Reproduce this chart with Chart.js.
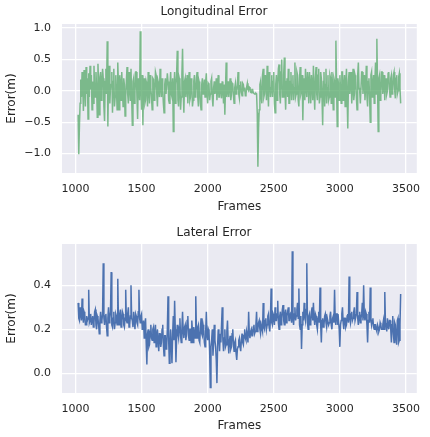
<!DOCTYPE html>
<html lang="en">
<head>
<meta charset="UTF-8">
<title>Longitudinal and Lateral Error</title>
<script src="https://cdn.jsdelivr.net/npm/chart.js"></script>
<style>
  body { margin: 0; background: #ffffff; font-family: "DejaVu Sans", sans-serif; }
  .panel { position: absolute; left: 0; width: 430px; }
  #top { top: 0; height: 218px; }
  #bottom { top: 218px; height: 219px; }
</style>
</head>
<body>
<div class="panel" id="top"><canvas id="lonChart"></canvas></div>
<div class="panel" id="bottom"><canvas id="latChart"></canvas></div>

<script>
// frames are sampled every 5, starting at 1020
const firstFrame = 1020;
const frameStep = 5;

const longitudinalError = [
  -0.38, -1.01, -0.55, -0.20, 0.18, -0.10, 0.30, 0.05, -0.32, 0.33, 0.10, -0.25, 0.38, -0.05, 0.20, -0.45, 0.28, -0.10, 0.40, 0.02,
  0.25, -0.30, 0.15, -0.20, 0.40, 0.00, -0.10, 0.30, 0.05, -0.42, 0.43, 0.10, -0.38, 0.22, 0.30, -0.15, 0.12, 0.35, 0.20, -0.25,
  -0.48, 0.15, 0.35, -0.05, 0.79, -0.57, 0.20, 0.40, -0.20, 0.05, 0.10, 0.30, -0.35, 0.15, 0.35, -0.25, -0.10, 0.25, 0.02, -0.30,
  0.45, 0.10, -0.30, 0.25, 0.15, -0.15, 0.30, 0.05, -0.25, 0.20, 0.10, -0.40, -0.10, 0.15, 0.38, -0.05, -0.20, 0.30, 0.05, -0.15,
  0.35, -0.10, -0.55, 0.15, 0.20, -0.20, -0.05, 0.30, 0.30, -0.10, -0.45, 0.20, 0.10, -0.15, 0.95, 0.05, -0.30, 0.25, -0.55, 0.10,
  0.20, -0.20, -0.15, 0.15, 0.10, -0.25, 0.30, 0.00, -0.20, 0.25, 0.05, -0.10, -0.30, 0.20, 0.18, -0.15, -0.05, 0.30, 0.25, -0.05,
  -0.25, 0.15, 0.10, -0.10, 0.35, 0.05, -0.10, 0.20, 0.02, -0.20, -0.35, 0.10, 0.20, -0.05, -0.05, 0.28, 0.15, -0.15, -0.20, 0.10,
  0.30, -0.05, -0.10, 0.20, -0.65, 0.05, 0.30, -0.20, 0.10, 0.25, 0.64, -0.15, -0.25, 0.20, 0.15, -0.30, -0.10, 0.25, 0.67, 0.00,
  -0.35, 0.15, 0.20, -0.10, 0.05, 0.25, -0.20, 0.10, 0.30, -0.15, -0.10, 0.20, 0.12, -0.25, -0.15, 0.15, 0.25, -0.10, -0.05, 0.20,
  0.30, -0.10, -0.25, 0.15, 0.10, -0.20, -0.30, 0.10, 0.20, -0.05, 0.05, 0.18, -0.10, 0.15, 0.28, -0.05, -0.20, 0.12, 0.10, -0.15,
  -0.05, 0.15, 0.20, -0.10, -0.25, 0.05, 0.15, -0.05, 0.02, 0.20, -0.15, 0.05, 0.25, -0.10, -0.10, 0.12, 0.05, -0.12, 0.15, 0.05,
  -0.20, 0.10, -0.38, 0.05, 0.45, -0.10, 0.00, 0.15, -0.10, 0.08, 0.20, -0.15, -0.05, 0.12, 0.10, -0.08, -0.20, 0.05, 0.12, -0.05,
  0.00, 0.10, 0.30, -0.05, -0.12, 0.08, 0.15, -0.02, -0.08, 0.12, 0.10, 0.00, 0.05, -0.08, -0.05, 0.06, 0.12, 0.02, 0.00, 0.06,
  0.05, -0.02, -0.03, 0.02, 0.02, -0.03, -0.04, -0.05, -0.05, -0.04, -0.05, -0.35, -1.21, -0.60, -0.30, 0.10, 0.15, -0.10, -0.20, 0.25,
  0.35, -0.10, -0.05, 0.25, 0.10, -0.15, 0.40, 0.05, -0.25, 0.30, 0.20, -0.10, 0.05, 0.25, -0.10, 0.15, 0.30, -0.20, -0.35, 0.10,
  0.25, -0.15, 0.10, 0.35, 0.42, -0.05, -0.20, 0.30, 0.50, -0.10, -0.10, 0.25, 0.53, 0.00, -0.30, 0.15, 0.20, -0.10, 0.35, -0.20,
  -0.20, 0.15, 0.30, -0.15, 0.10, 0.25, -0.15, 0.05, 0.45, -0.10, -0.05, 0.30, 0.25, -0.15, -0.25, 0.20, 0.38, -0.05, 0.00, 0.25,
  -0.47, 0.10, 0.20, -0.15, 0.35, 0.05, -0.10, 0.30, 0.15, -0.20, 0.30, 0.10, -0.20, 0.25, 0.10, -0.15, 0.40, 0.00, -0.30, 0.20,
  0.38, -0.05, -0.15, 0.25, 0.35, -0.20, -0.10, 0.30, 0.20, -0.10, -0.55, 0.15, 0.30, -0.25, 0.10, 0.35, -0.20, 0.05, 0.25, -0.15,
  -0.10, 0.25, 0.20, -0.20, 0.30, 0.05, -0.30, 0.20, 0.15, -0.10, 0.80, 0.10, -0.57, 0.20, 0.10, -0.15, 0.25, 0.05, -0.20, 0.30,
  0.30, -0.15, 0.05, 0.25, -0.25, 0.10, 0.35, -0.10, -0.60, 0.15, 0.30, -0.05, 0.10, 0.30, -0.20, 0.05, 0.35, -0.15, -0.05, 0.25,
  0.20, -0.10, -0.30, 0.25, 0.45, 0.05, 0.00, -0.20, -0.20, 0.30, 0.30, -0.05, 0.10, 0.25, -0.15, 0.05, 0.40, -0.10, -0.25, 0.15,
  0.20, -0.10, -0.50, 0.25, 0.30, -0.10, 0.10, 0.25, -0.20, 0.15, 0.45, -0.05, 0.83, 0.10, -0.65, 0.20, 0.25, -0.15, -0.10, 0.30,
  0.30, -0.05, 0.05, 0.25, -0.15, 0.10, 0.20, -0.05, 0.00, 0.28, 0.30, 0.05, -0.10, 0.20, 0.25, -0.05, 0.02, 0.25, 0.30, 0.00,
  -0.12, 0.20, 0.25, -0.05, 0.00, 0.22, 0.28, 0.05, -0.20
];

const lateralError = [
  0.32, 0.25, 0.24, 0.30, 0.27, 0.24, 0.34, 0.26, 0.23, 0.28, 0.27, 0.22, 0.22, 0.26, 0.24, 0.25, 0.38, 0.23, 0.24, 0.27,
  0.22, 0.25, 0.26, 0.21, 0.23, 0.28, 0.29, 0.22, 0.20, 0.26, 0.25, 0.22, 0.18, 0.24, 0.28, 0.23, 0.24, 0.27, 0.50, 0.25,
  0.22, 0.26, 0.27, 0.21, 0.17, 0.25, 0.30, 0.23, 0.25, 0.28, 0.46, 0.22, 0.21, 0.25, 0.28, 0.20, 0.23, 0.27, 0.26, 0.22,
  0.43, 0.24, 0.22, 0.27, 0.29, 0.21, 0.24, 0.28, 0.27, 0.22, 0.21, 0.25, 0.38, 0.24, 0.23, 0.27, 0.30, 0.21, 0.22, 0.26,
  0.40, 0.25, 0.24, 0.21, 0.28, 0.24, 0.20, 0.27, 0.26, 0.23, 0.22, 0.28, 0.38, 0.25, 0.23, 0.26, 0.27, 0.20, 0.21, 0.24,
  0.16, 0.22, 0.25, 0.14, 0.04, 0.18, 0.20, 0.12, 0.13, 0.19, 0.22, 0.16, 0.15, 0.20, 0.21, 0.14, 0.18, 0.22, 0.12, 0.17,
  0.20, 0.15, 0.10, 0.18, 0.18, 0.12, 0.14, 0.20, 0.22, 0.13, 0.08, 0.17, 0.17, 0.11, 0.12, 0.20, 0.35, 0.15, 0.045, 0.14,
  0.20, 0.12, 0.045, 0.18, 0.26, 0.15, 0.33, 0.20, 0.05, 0.16, 0.22, 0.18, 0.16, 0.21, 0.25, 0.17, 0.14, 0.20, 0.28, 0.19,
  0.16, 0.21, 0.22, 0.15, 0.18, 0.24, 0.26, 0.17, 0.15, 0.20, 0.20, 0.14, 0.24, 0.19, 0.14, 0.21, 0.19, 0.16, 0.35, 0.20,
  0.16, 0.21, 0.22, 0.15, 0.14, 0.20, 0.25, 0.18, 0.17, 0.22, 0.20, 0.14, 0.12, 0.19, 0.28, 0.17, 0.15, 0.20, 0.19, 0.10,
  -0.065, 0.12, 0.15, 0.20, 0.08, 0.14, 0.22, 0.15, 0.12, 0.06, -0.045, 0.12, 0.20, 0.16, 0.10, 0.18, 0.14, 0.22, 0.30, 0.15,
  0.10, 0.16, 0.20, 0.12, 0.13, 0.19, 0.24, 0.14, 0.09, 0.15, 0.17, 0.11, 0.12, 0.18, 0.20, 0.13, 0.10, 0.14, 0.15, 0.09,
  0.06, 0.11, 0.12, 0.15, 0.16, 0.12, 0.10, 0.15, 0.18, 0.14, 0.13, 0.17, 0.20, 0.16, 0.15, 0.19, 0.17, 0.14, 0.28, 0.18,
  0.16, 0.19, 0.20, 0.17, 0.17, 0.21, 0.22, 0.18, 0.19, 0.22, 0.28, 0.19, 0.20, 0.23, 0.24, 0.20, 0.18, 0.22, 0.22, 0.19,
  0.32, 0.21, 0.20, 0.24, 0.25, 0.20, 0.22, 0.26, 0.27, 0.21, 0.19, 0.25, 0.385, 0.23, 0.22, 0.27, 0.26, 0.22, 0.30, 0.24,
  0.24, 0.27, 0.33, 0.23, 0.20, 0.26, 0.28, 0.22, 0.25, 0.29, 0.31, 0.24, 0.22, 0.27, 0.29, 0.23, 0.26, 0.28, 0.30, 0.24,
  0.24, 0.27, 0.28, 0.23, 0.555, 0.25, 0.22, 0.27, 0.30, 0.24, 0.26, 0.29, 0.32, 0.25, 0.385, 0.22, 0.20, 0.26, 0.11, 0.22,
  0.28, 0.24, 0.32, 0.26, 0.24, 0.29, 0.50, 0.23, 0.20, 0.26, 0.27, 0.22, 0.23, 0.28, 0.30, 0.24, 0.32, 0.25, 0.22, 0.27,
  0.26, 0.22, 0.20, 0.25, 0.28, 0.23, 0.39, 0.22, 0.14, 0.24, 0.25, 0.21, 0.22, 0.26, 0.27, 0.23, 0.21, 0.25, 0.25, 0.22,
  0.23, 0.26, 0.28, 0.22, 0.20, 0.25, 0.26, 0.23, 0.38, 0.24, 0.22, 0.27, 0.27, 0.22, 0.24, 0.20, 0.12, 0.22, 0.24, 0.27,
  0.30, 0.23, 0.20, 0.25, 0.25, 0.21, 0.22, 0.26, 0.27, 0.23, 0.44, 0.25, 0.23, 0.27, 0.28, 0.24, 0.25, 0.28, 0.30, 0.24,
  0.24, 0.27, 0.37, 0.25, 0.22, 0.26, 0.28, 0.23, 0.25, 0.27, 0.32, 0.24, 0.40, 0.26, 0.24, 0.28, 0.27, 0.22, 0.14, 0.24,
  0.28, 0.23, 0.39, 0.25, 0.22, 0.24, 0.25, 0.21, 0.20, 0.22, 0.22, 0.20, 0.19, 0.22, 0.21, 0.19, 0.20, 0.23, 0.22, 0.20,
  0.20, 0.22, 0.24, 0.20, 0.37, 0.23, 0.22, 0.19, 0.25, 0.22, 0.20, 0.24, 0.24, 0.20, 0.14, 0.22, 0.26, 0.18, 0.14, 0.23,
  0.22, 0.16, 0.13, 0.24, 0.25, 0.14, 0.15, 0.22, 0.36
];

const frameTicks = [1000, 1500, 2000, 2500, 3000, 3500];
const lonTicks = [-1.0, -0.5, 0.0, 0.5, 1.0];
const latTicks = [0.0, 0.2, 0.4];

const textColor = '#262626';

// seaborn-like grey plot background
const plotBackground = {
  id: 'plotBackground',
  beforeDraw(chart) {
    const { ctx, chartArea: a } = chart;
    ctx.save();
    ctx.fillStyle = '#eaeaf2';
    ctx.fillRect(a.left, a.top, a.right - a.left, a.bottom - a.top);
    ctx.restore();
  }
};

function fmt(v) {
  return (v < 0 ? '\u2212' : '') + Math.abs(v).toFixed(1);
}

function makeChart(id, values, color, title, yMin, yMax, yTicks, titlePad, xHeight) {
  const points = values.map((v, i) => ({ x: firstFrame + i * frameStep, y: v }));
  return new Chart(document.getElementById(id), {
    type: 'line',
    data: {
      datasets: [{
        data: points,
        borderColor: color,
        borderWidth: 1.5,
        pointRadius: 0,
        tension: 0,
        fill: false
      }]
    },
    options: {
      responsive: true,
      maintainAspectRatio: false,
      animation: false,
      layout: { padding: { left: 0, right: 2, top: 0, bottom: 0 } },
      plugins: {
        legend: { display: false },
        tooltip: { enabled: false },
        title: {
          display: true,
          text: title,
          color: textColor,
          font: { family: 'DejaVu Sans', size: 12, weight: 'normal' },
          padding: titlePad
        }
      },
      scales: {
        x: {
          type: 'linear',
          min: 898,
          max: 3582,
          afterFit: s => { s.height = xHeight; },
          afterBuildTicks: s => { s.ticks = frameTicks.map(v => ({ value: v })); },
          grid: { color: '#ffffff', lineWidth: 1.3, drawTicks: false },
          border: { display: false },
          ticks: {
            color: textColor,
            padding: 10,
            maxRotation: 0,
            font: { family: 'DejaVu Sans', size: 11 },
            callback: v => String(v)
          },
          title: {
            display: true,
            text: 'Frames',
            color: textColor,
            font: { family: 'DejaVu Sans', size: 12 },
            padding: { top: 0, bottom: 4 }
          }
        },
        y: {
          min: yMin,
          max: yMax,
          afterFit: s => { s.width = 62; },
          afterBuildTicks: s => { s.ticks = yTicks.map(v => ({ value: v })); },
          grid: { color: '#ffffff', lineWidth: 1.3, drawTicks: false },
          border: { display: false },
          ticks: {
            color: textColor,
            padding: 11,
            font: { family: 'DejaVu Sans', size: 11 },
            callback: v => fmt(v)
          },
          title: {
            display: true,
            text: 'Error(m)',
            color: textColor,
            font: { family: 'DejaVu Sans', size: 12 },
            padding: { top: 5, bottom: 0 }
          }
        }
      }
    },
    plugins: [plotBackground]
  });
}

makeChart('lonChart', longitudinalError, 'rgba(85, 168, 104, 0.75)', 'Longitudinal Error',
  -1.31, 1.065, lonTicks, { top: 5, bottom: 4.6 }, 45);
makeChart('latChart', lateralError, '#4c72b0', 'Lateral Error',
  -0.09, 0.588, latTicks, { top: 8, bottom: 3.6 }, 44);
</script>
</body>
</html>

* _EXERCISE REQUIREMENTS_
Leave the pictures out and reproduce exactly the lines from the top of the listing above through the line with "const frameStep = 5;".

* _RESULT BELOW_
Reproduce this chart with Chart.js.
<!DOCTYPE html>
<html lang="en">
<head>
<meta charset="UTF-8">
<title>Longitudinal and Lateral Error</title>
<script src="https://cdn.jsdelivr.net/npm/chart.js"></script>
<style>
  body { margin: 0; background: #ffffff; font-family: "DejaVu Sans", sans-serif; }
  .panel { position: absolute; left: 0; width: 430px; }
  #top { top: 0; height: 218px; }
  #bottom { top: 218px; height: 219px; }
</style>
</head>
<body>
<div class="panel" id="top"><canvas id="lonChart"></canvas></div>
<div class="panel" id="bottom"><canvas id="latChart"></canvas></div>

<script>
// frames are sampled every 5, starting at 1020
const firstFrame = 1020;
const frameStep = 5;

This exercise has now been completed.